Si è conclusa la Counter-Ransomware Initiative: i Paesi partecipanti attueranno controlli serrati sui gestori di criptovalute e una stretta collaborazione internazionale di intelligence e Forze dell'ordine.
Tagliare i fondi al cybercrime per frenare gli attacchi ransomware. Condividere l'intelligence per prevenire e bloccare gli attacchi interni ed esterni a ciascun Paese. È questo il piano messo a punto dai 31 Paesi partecipanti alla Counter-Ransomware Initiative organizzata dagli USA. L'azione prevede tutto quello che sarà necessario per interrompere i canali di pagamento in criptovaluta utilizzati dai gruppi ransomware per finanziare le loro operazioni.
È il risultato degli incontri virtuali organizzati dalla Casa Bianca con gli alleati e partner globali per trovare una politica comune di contrasto ai ransomware. Dei quattro tavoli di lavoro che sono stati istituiti, il primo risultato proviene appunto dalla discussione sulle criptovalute, che era coordinata dal Regno Unito.
Ne è risultata una dichiarazione congiunta sottoscritta da ministri e rappresentanti di Australia, Brasile, Bulgaria, Canada, Repubblica Ceca, Repubblica Dominicana, Estonia, Unione Europea, Francia, Germania, India, Irlanda, Israele, Italia, Giappone, Kenya, Lituania, Messico, Paesi Bassi, Nuova Zelanda, Nigeria, Polonia, Repubblica di Corea, Romania, Singapore, Sud Africa, Svezia, Svizzera, Ucraina, Emirati Arabi Uniti, Regno Unito e Stati Uniti.

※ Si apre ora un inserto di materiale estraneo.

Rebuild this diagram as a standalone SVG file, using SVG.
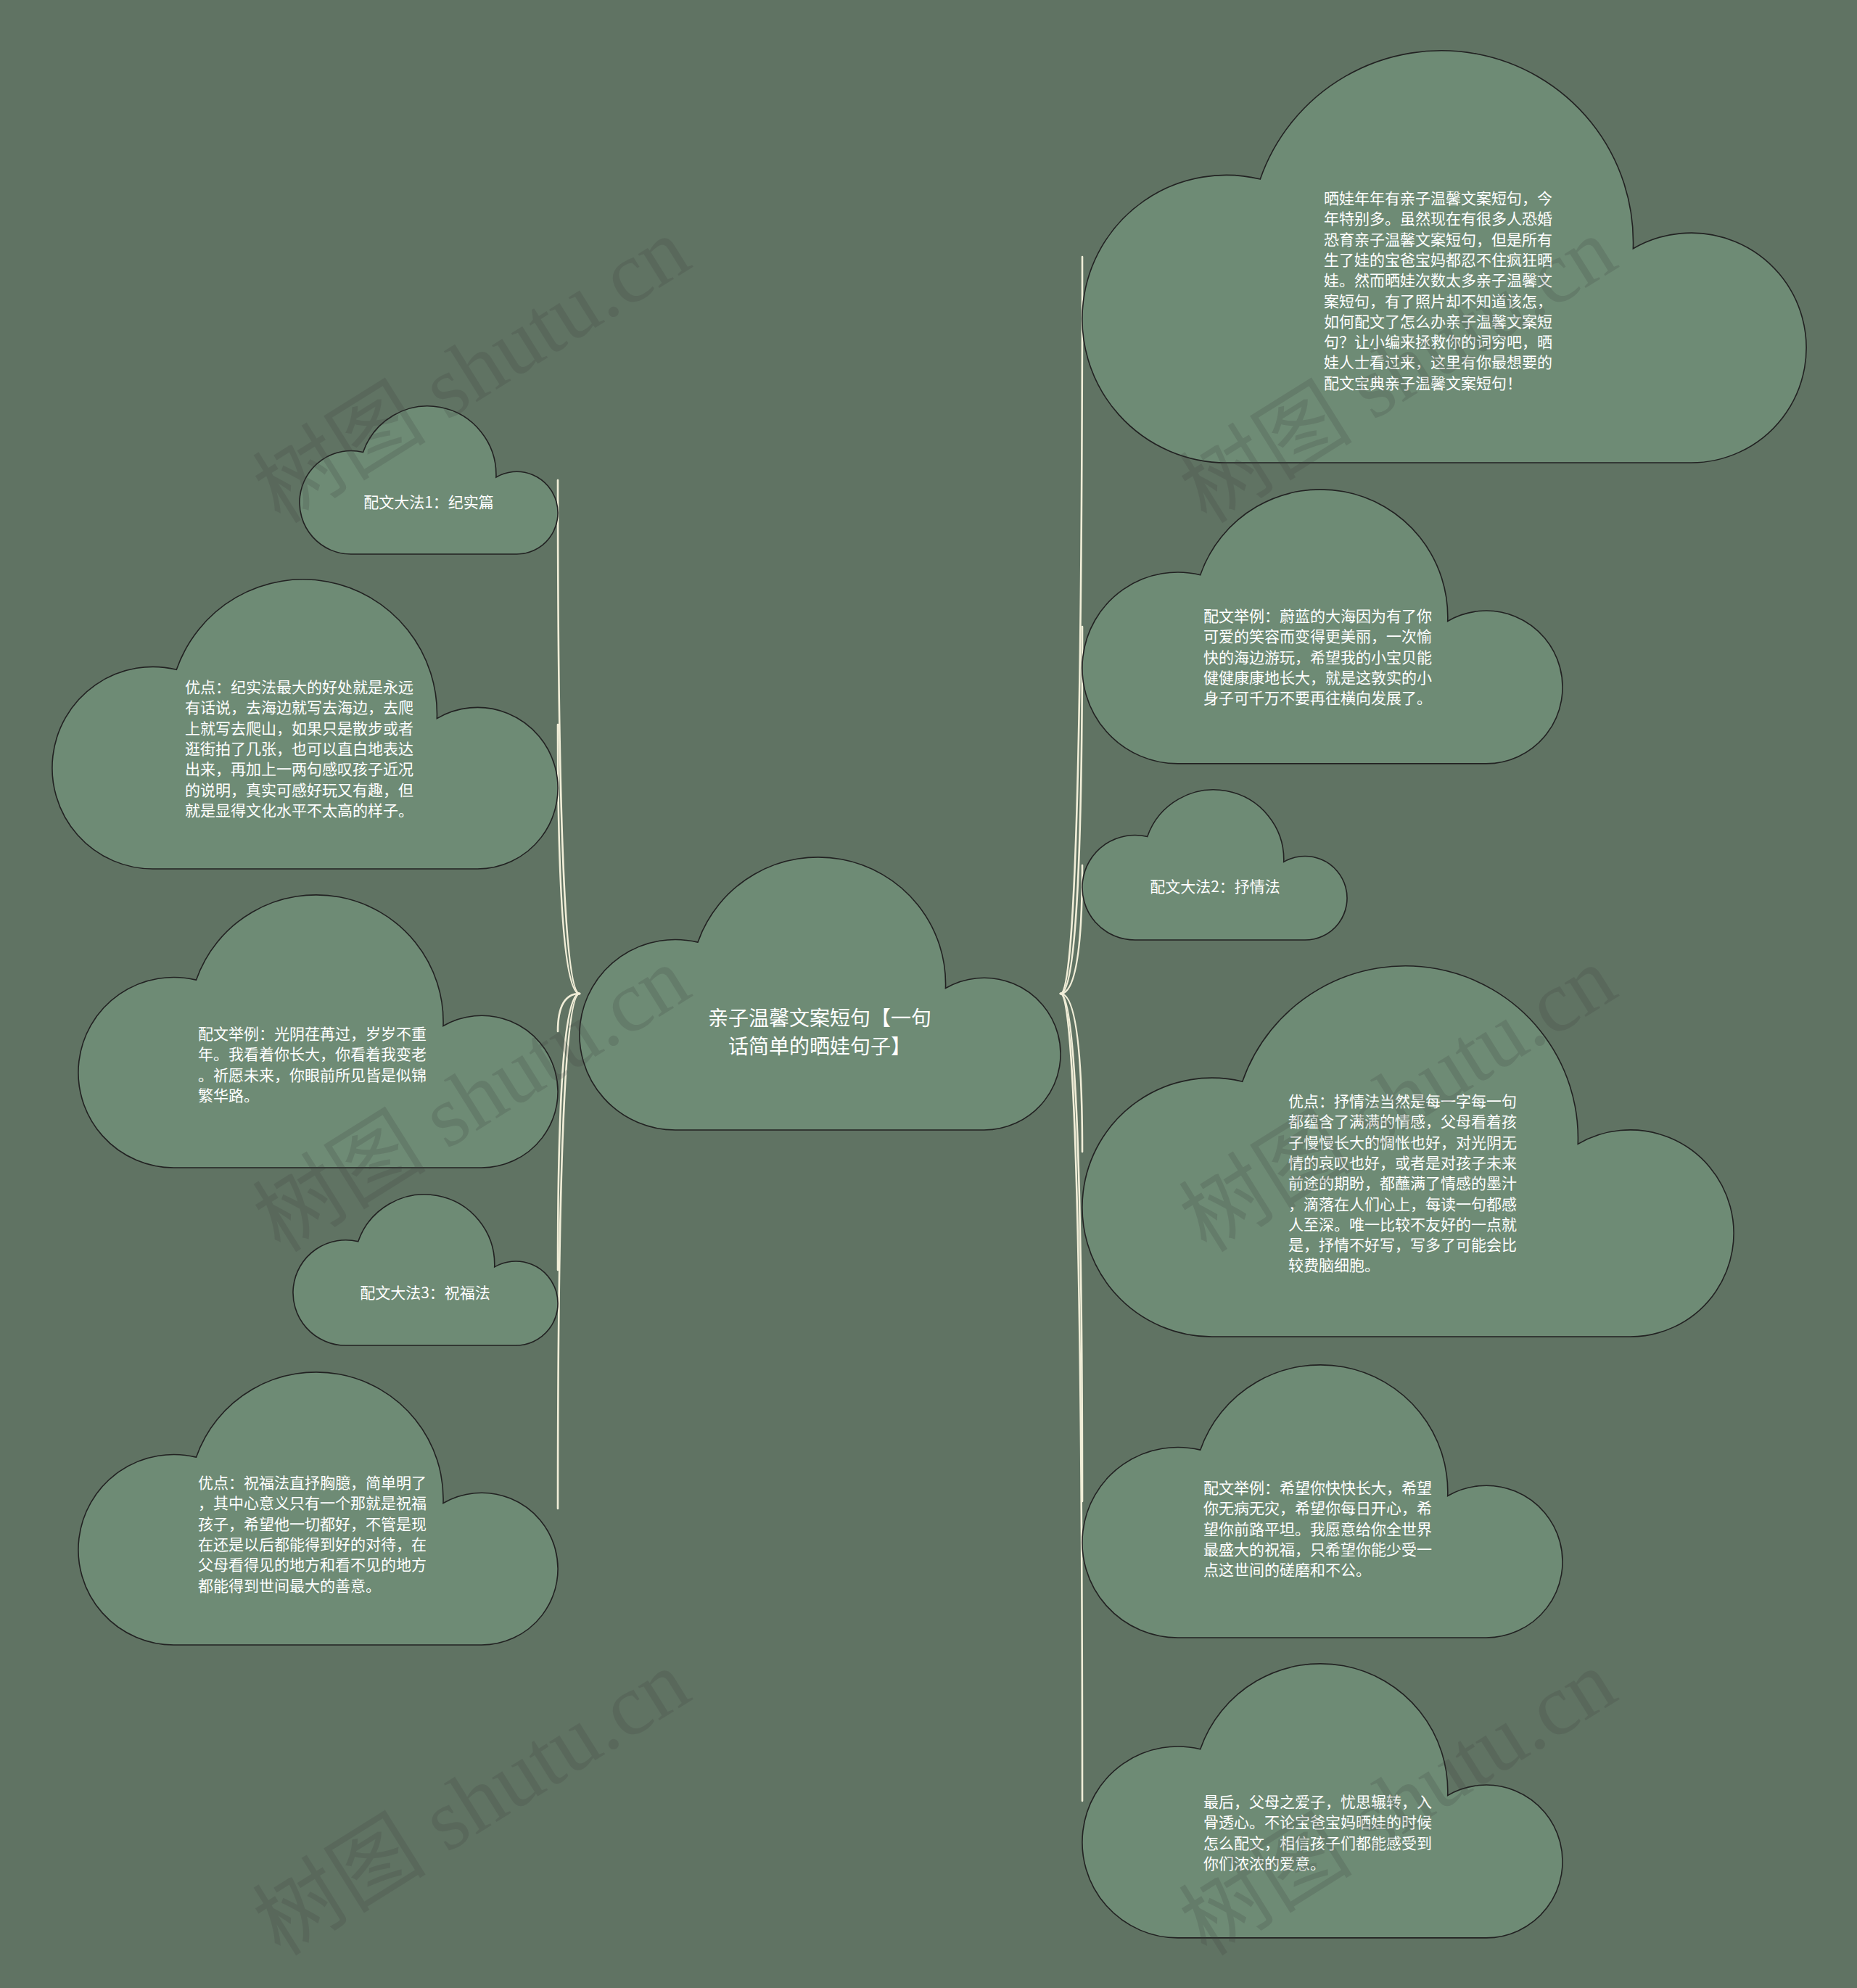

È impossibile fare un conteggio realistico delle cifre incassate dai gruppi ransomware con i riscatti, perché molte vittime non denunciano gli attacchi per non incorrere in danni d'immagine e multe. Guardando i soli pagamenti divulgati pubblicamente, negli due anni il cybercrime ha intascato riscatti per quasi 500 milioni di dollari.
Tali cifre sono corrisposte in criptovalute e il denaro viene poi riciclato e ripulito sfruttando i Virtual Asset Service Provider (VASP). Tutti i partecipanti al convengo hanno concordato che mitigando su scala globale l'abuso di risorse virtuali si obbligherebbero i criminali informatici a cambiare il proprio modello di business.
La supposizione fonda sul fatto assodato che i gruppi ransomware sono motivati finanziariamente: fino a quando gli attacchi saranno remunerativi non smetteranno.
Per invertire questa tendenza è necessario interrompere i canali di finanziamento dei gruppi ransomware. I 31 partecipanti hanno definito le linee guida per farlo. Prima di tutto uniformando il più possibile le normative sul controllo delle criptovalute. Nella dichiarazione congiunta si legge: "riconosciamo che l'attuazione globale disomogenea degli standard della Financial Action Task Force (FATF) per i Virtual Asset Service Providers (VASP) crea un ambiente permissivo all'arbitraggio giurisdizionale da parte di criminali informatici che usano tali piattaforme per spostare proventi illeciti sottraendosi alle normative antiriciclaggio e ad altri obblighi legali".
Ne segue che le normative nazionali antiriciclaggio dovranno essere adeguate al fine di identificare e mitigare efficacemente i rischi associati ai VASP e alle attività correlate. Oltre alle leggi, verranno poi attivate unità di intelligence finanziaria e Forze dell'ordine incaricate di supervisionare, indagare e attivarsi contro lo sfruttamento delle risorse virtuali. In tutto questo i VASP possono essere potenziali collaboratori di grande importanza, perché saranno esortati a "migliorare la condivisione delle informazioni relative al ransomware".
Un altro punto all'ordine del giorno era la resilienza nazionale. Gli Stati hanno concordato di sfruttare ciascuno le proprie istituzioni finanziarie e infrastrutture per respingere congiuntamente l'attività ransomware che prende di mira le infrastrutture critiche interne e dei partner internazionali.
Le Forze dell'ordine dei 31 Paesi collaboreranno sia nelle attività di prevenzione degli attacchi interni ed esterni, sia nello smantellamento dei "rifugi sicuri" in cui si nascondono i gruppi ransomware. Per quanto riguarda i Paesi esclusi dal convegno (il riferimento ovviamente è a Cina e Russia), è sancito l'impegno diplomatico per incoraggiarli a contrastare gli esponenti ransomware nel proprio territorio.